Troops of police have also protested outside European Commission offices in the capital and the German and French embassies, with a banner reading: “Troikans Out!” and another from the Pan-Hellenic Federation of Police Officers declaring in English: “Greeks do not negotiate our national dignity.”
''We will not become escorts for drug-addict politicians to get their latest dose,'' said another in reference the police operation in June providing protection from mass protests for MPs to be able enter parliament to pass austerity measures. The Greek term for a tranche of a loan and for a dose of drugs is the same word.
The officers complain of cuts in wages and forced unpaid leave. Monday was a scheduled pay-day, but some wages are being withheld as part of a special 'solidarity tax' imposed on public sector workers.
They have said they intend to “massively” participate alongside other civil servant protests. Further police protests are scheduled for Tuesday evening near the parliament.
An angry declaration on the police union website from warned of an “escalation of our struggle” and that the security forces would “not uncritically accept the directives from emanating from the IMF, the European Union and the powerful countries.”
“We refuse to accept government conditions for occupiers of our land.”
The police demonstrations came amid further industrial action by transport workers on Monday, with Athens metro, tram and suburban rail halted for 24 hours. Buses and trolleys workers downed tools for a number of hours and air traffic controllers took work-to-rule action.
Transport workers have called a two-day strike later this week. A public-sector strike has been announced for 5 October while an all-sector general strike is to be held on 19 October.
On Sunday, riot police used tear gas to clear thousands of protestors from Syntagma Square in front of the Greek parliament. The Greek government in June was criticised by Amnesty International for its excessive use of tear gas against protestors.
The same day, some 50 students stormed state television offices aiming to broadcast a message protesting reforms to universities, cuts that have kicked of a series of sit-ins at post-secondary institutions across the country.
"There has been an occupation at the state television channel NET and we are dealing with it," government spokesman Elias Mossialos said.
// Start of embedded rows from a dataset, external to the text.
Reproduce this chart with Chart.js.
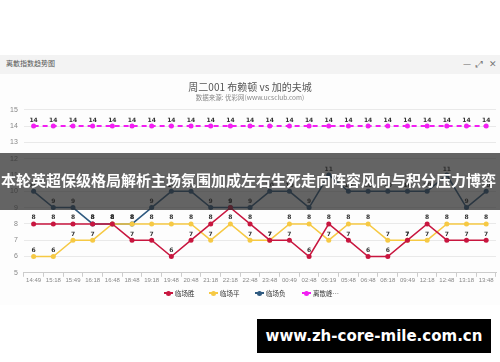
<!DOCTYPE html>
<html>
<head>
<meta charset="utf-8">
<script src="https://cdn.jsdelivr.net/npm/chart.js@4.4.1/dist/chart.umd.min.js"></script>
<style>
  html, body { margin: 0; padding: 0; background: #fff; }
  body { width: 500px; height: 362px; position: relative; overflow: hidden; font-family: "Noto Sans CJK SC", "Noto Sans", sans-serif; }
  #panel { position: absolute; left: 0; top: 55px; width: 500px; height: 250px; background: #fdfdfd; }
  #head { position: absolute; left: 0; top: 0; width: 500px; height: 19px; background: #f3f3f3; }
  #head .t { position: absolute; left: 6px; top: 3px; font-size: 7px; color: #555; }
  #head .ic { position: absolute; top: 2px; font-size: 9px; color: #777; }
  #wrap { position: absolute; left: 0; top: 19px; width: 500px; height: 234px; }
  #legend { position: absolute; left: 0; top: 232px; width: 500px; height: 12px; }
  #legend .item { position: absolute; top: 0; height: 12px; white-space: nowrap; }
  #legend .ln { position: absolute; left: 0; top: 5px; width: 9px; height: 1.5px; }
  #legend .dot { position: absolute; left: 2px; top: 3.5px; width: 5px; height: 5px; border-radius: 50%; }
  #legend .tx { position: absolute; left: 11px; top: 0; font-size: 6.5px; line-height: 12px; color: #333; }
  #band { position: absolute; left: 0; top: 153px; width: 500px; height: 57px; background: rgba(40,40,40,0.72); z-index: 5; }
  #band span { position: absolute; left: 1px; top: 17px; font-size: 15px; font-weight: bold; color: #fff; white-space: nowrap; line-height: 20px; }
  #site { position: absolute; left: 257px; top: 319px; width: 234px; height: 34px; background: #000; z-index: 5; }
  #site span { display: block; text-align: center; line-height: 34px; font-family: "DejaVu Sans", sans-serif; font-weight: bold; font-size: 15px; color: #fff; }
</style>
</head>
<body>
<div id="panel">
  <div id="head">
    <span class="t">离散指数趋势图</span>
    <span class="ic" style="left:463px">—</span>
    <span class="ic" style="left:476px">⤢</span>
    <span class="ic" style="left:489px">✕</span>
  </div>
  <div id="wrap"><canvas id="chart"></canvas></div>
  <div id="legend"></div>
</div>
<div id="band"><span>本轮英超保级格局解析主场氛围加成左右生死走向阵容风向与积分压力博弈</span></div>
<div id="site"><span>www.zh-core-mile.com.cn</span></div>
<script>
const times = ['14:49', '15:18', '15:49', '16:18', '16:48', '18:48', '19:18', '19:48', '20:48', '21:18', '22:18', '22:48',
               '23:48', '00:49', '02:48', '05:19', '05:48', '06:48', '08:18', '09:49', '12:18', '12:48', '13:18', '13:48'];
const win = [8, 8, 8, 8, 8, 7, 7, 6, 7, 8, 9, 8, 7, 7, 6, 8, 7, 6, 6, 7, 8, 7, 7, 7];
const draw = [6, 6, 7, 7, 8, 8, 8, 8, 8, 7, 8, 7, 7, 8, 8, 7, 8, 8, 7, 7, 7, 8, 8, 8];
const lose = [10, 9, 9, 8, 8, 8, 9, 10, 10, 9, 9, 9, 10, 10, 9, 11, 10, 10, 10, 10, 10, 11, 9, 10];
const spread = [14, 14, 14, 14, 14, 14, 14, 14, 14, 14, 14, 14, 14, 14, 14, 14, 14, 14, 14, 14, 14, 14, 14, 14];
const yTicks = [5, 6, 7, 8, 9, 10, 11, 12, 13, 14, 15];

const valueLabels = {
    id: 'valueLabels',
    afterDatasetsDraw(chart) {
        const ctx = chart.ctx;
        ctx.save();
        ctx.font = 'bold 6px "DejaVu Sans", sans-serif';
        ctx.fillStyle = '#333';
        ctx.textAlign = 'center';
        ctx.textBaseline = 'bottom';
        chart.data.datasets.forEach((ds, i) => {
            chart.getDatasetMeta(i).data.forEach((pt, j) => {
                ctx.fillText(ds.data[j], pt.x, pt.y - 3);
            });
        });
        ctx.restore();
    }
};

function series(label, data, color, dashed) {
    return {
        label: label,
        data: data,
        borderColor: color,
        backgroundColor: color,
        borderWidth: dashed ? 2 : 1.5,
        borderDash: dashed ? [5, 4] : [],
        pointRadius: 2.5,
        pointHoverRadius: 2.5,
        pointBorderWidth: 0,
        tension: 0,
        fill: false
    };
}

const chart = new Chart(document.getElementById('chart').getContext('2d'), {
    type: 'line',
    data: {
        labels: times,
        datasets: [
            series('临场胜', win, '#c8163f', false),
            series('临场平', draw, '#f6c944', false),
            series('临场负', lose, '#2f5a80', false),
            series('离散峰…', spread, '#f21ef2', true)
        ]
    },
    options: {
        responsive: true,
        maintainAspectRatio: false,
        animation: false,
        layout: { padding: { left: 4, right: 4, top: 0, bottom: 24 } },
        plugins: {
            title: {
                display: true,
                text: '周二001 布赖顿 vs 加的夫城',
                color: '#555',
                font: { size: 10, weight: 'normal', family: '"Noto Sans CJK SC", sans-serif' },
                padding: { top: 7, bottom: 1 }
            },
            subtitle: {
                display: true,
                text: '数据来源: 优彩网(www.ucsclub.com)',
                color: '#888',
                font: { size: 6.5, family: '"Noto Sans CJK SC", sans-serif' },
                padding: { top: 0, bottom: 8 }
            },
            legend: { display: false },
            tooltip: { enabled: false }
        },
        scales: {
            x: {
                offset: true,
                grid: { offset: true, drawOnChartArea: false, tickLength: 4, color: '#ccc' },
                border: { color: '#ccc' },
                ticks: { color: '#888', font: { size: 6 }, padding: 0, maxRotation: 0, autoSkip: false }
            },
            y: {
                min: 5,
                max: 15,
                afterBuildTicks(axis) { axis.ticks = yTicks.map(v => ({ value: v })); },
                grid: { color: '#e9e9e9', drawTicks: false },
                border: { display: false },
                ticks: { color: '#888', font: { size: 7 }, padding: 6 }
            }
        }
    },
    plugins: [valueLabels]
});

// html legend built from the datasets
const legendLefts = [164, 209, 255, 302];
const legend = document.getElementById('legend');
chart.data.datasets.forEach((ds, i) => {
    const item = document.createElement('div');
    item.className = 'item';
    item.style.left = legendLefts[i] + 'px';
    item.innerHTML = '<span class="ln" style="background:' + ds.borderColor + '"></span>' +
        '<span class="dot" style="background:' + ds.borderColor + '"></span>' +
        '<span class="tx">' + ds.label + '</span>';
    legend.appendChild(item);
});
</script>
</body>
</html>
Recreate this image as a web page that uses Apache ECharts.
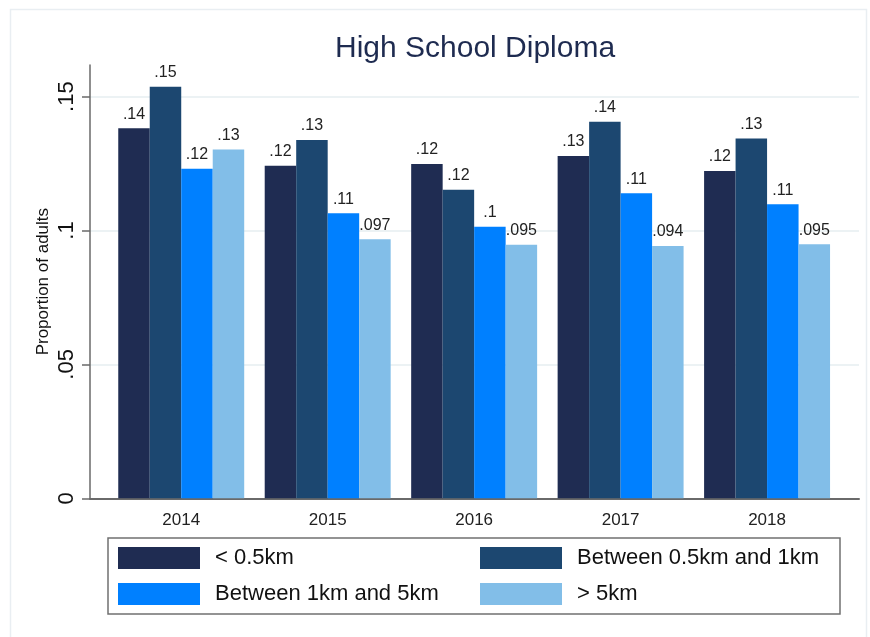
<!DOCTYPE html>
<html>
<head>
<meta charset="utf-8">
<script src="https://cdn.jsdelivr.net/npm/echarts@6/dist/echarts.min.js"></script>
<style>html,body{margin:0;padding:0;background:#fff}#c{width:870px;height:637px}</style>
</head>
<body>
<div id="c"></div>
<script>
const categories = ['2014', '2015', '2016', '2017', '2018'];
const seriesNames = ['< 0.5km', 'Between 0.5km and 1km', 'Between 1km and 5km', '> 5km'];
const lessHalfKm = [0.1382, 0.1242, 0.1248, 0.1278, 0.1222];
const halfTo1Km = [0.1537, 0.1338, 0.1152, 0.1406, 0.1344];
const oneTo5Km = [0.1231, 0.1064, 0.1014, 0.1139, 0.1098];
const over5Km = [0.1302, 0.0967, 0.0947, 0.0942, 0.0949];
const yTickValues = [0, 0.05, 0.1, 0.15];
const seriesColors = ['#1f2c52', '#1c4770', '#0080ff', '#82bee8'];

const FONT = 'Liberation Sans, Arial, sans-serif';
const yMax = 0.1618;
function stataFmt(v) {
  if (v === 0) return '0';
  return String(Number(Number(v).toPrecision(2))).replace(/^0/, '');
}
function tickFmt(v) {
  const r = Number(Number(v).toFixed(4));
  if (r === 0) return '0';
  return String(r).replace(/^0/, '');
}
const allSeries = [lessHalfKm, halfTo1Km, oneTo5Km, over5Km];

const chart = echarts.init(document.getElementById('c'), null, {renderer: 'canvas'});
chart.setOption({
  animation: false,
  backgroundColor: '#fff',
  textStyle: {fontFamily: FONT},
  graphic: [{
    type: 'rect', left: 8, top: 7, silent: true, z: -10,
    shape: {width: 856, height: 640},
    style: {fill: 'none', stroke: '#e9eef2', lineWidth: 1.5}
  }],
  title: {
    text: 'High School Diploma',
    left: 330, top: 29,
    textStyle: {fontSize: 30, fontWeight: 'normal', color: '#1e2b50', fontFamily: FONT}
  },
  legend: {
    data: seriesNames,
    left: 108, top: 538,
    width: 740,
    orient: 'horizontal',
    padding: [4.5, 3, 4.5, 10],
    borderColor: '#707070', borderWidth: 1.5,
    itemWidth: 82, itemHeight: 22, itemGap: 5,
    icon: 'rect',
    textStyle: {fontSize: 22, color: '#111', fontFamily: FONT, lineHeight: 31, width: 260, padding: [0, 0, 0, 10]}
  },
  grid: [
    {left: 90, right: 11, top: 65, bottom: 138.7, containLabel: false},
    {left: 108, right: 29.7, top: 65, bottom: 138.7, containLabel: false}
  ],
  xAxis: [
    {
      gridIndex: 0, type: 'value', min: 0, max: 1,
      axisLine: {show: true, lineStyle: {color: '#6a6a6a', width: 2}},
      axisTick: {show: false}, axisLabel: {show: false}, splitLine: {show: false}
    },
    {
      gridIndex: 1, type: 'category', data: categories,
      axisLine: {show: false}, axisTick: {show: false},
      axisLabel: {fontSize: 17, color: '#222', margin: 14, fontFamily: FONT}
    }
  ],
  yAxis: [
    {
      gridIndex: 0, type: 'value', min: 0, max: yMax, interval: 0.05,
      axisLine: {show: true, lineStyle: {color: '#6a6a6a', width: 1.5}},
      axisTick: {show: true, length: 8, lineStyle: {color: '#6a6a6a', width: 1.5}, customValues: yTickValues},
      axisLabel: {rotate: 90, fontSize: 22, color: '#111', margin: 12, formatter: tickFmt, fontFamily: FONT,
        customValues: yTickValues},
      splitLine: {show: true, lineStyle: {color: '#e6eef1', width: 1.5}},
      name: 'Proportion of adults', nameLocation: 'middle', nameGap: 38, nameMoveOverlap: false,
      nameTextStyle: {fontSize: 17, color: '#111', fontFamily: FONT}
    },
    {
      gridIndex: 1, type: 'value', min: 0, max: yMax,
      show: false, splitLine: {show: false}
    }
  ],
  series: allSeries.map((arr, i) => ({
    name: seriesNames[i],
    type: 'bar',
    xAxisIndex: 1, yAxisIndex: 1,
    data: arr,
    barGap: '0%',
    barCategoryGap: '14%',
    itemStyle: {color: seriesColors[i]},
    label: {show: true, position: 'top', distance: 6, fontSize: 16, color: '#222', fontFamily: FONT,
      formatter: p => stataFmt(p.value)}
  }))
});
</script>
</body>
</html>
The station refused the students’ demand and transmitted a travel documentary instead of the seven o’clock news.
Separately, the European Commission on Monday said that troika inspectors would still not be arriving in Athens to continue their review of the implementation of the austerity demanded by international lenders.
No date has been set, said economy spokesman Amadeu Altafaj-Tardio. An EU official later said however that the commission is “pretty confident [that they can return this week].”
“[The troika] are finalising discussions with Greece, then we can move forward,” said the official.
However, any decision on the release of the latest, €8 billion tranche of bail-out cash for the country will not be made even during a meeting of eurozone finance ministers in Luxembourg on 3 October.
The troika mission must first return to Athens, produce a compliance assessment, which must then be considered by other eurozone states before the funds can be handed over.
It will be a tight schedule, as the country is set to run out of money to pay civil servants and pensioners by the middle of next month.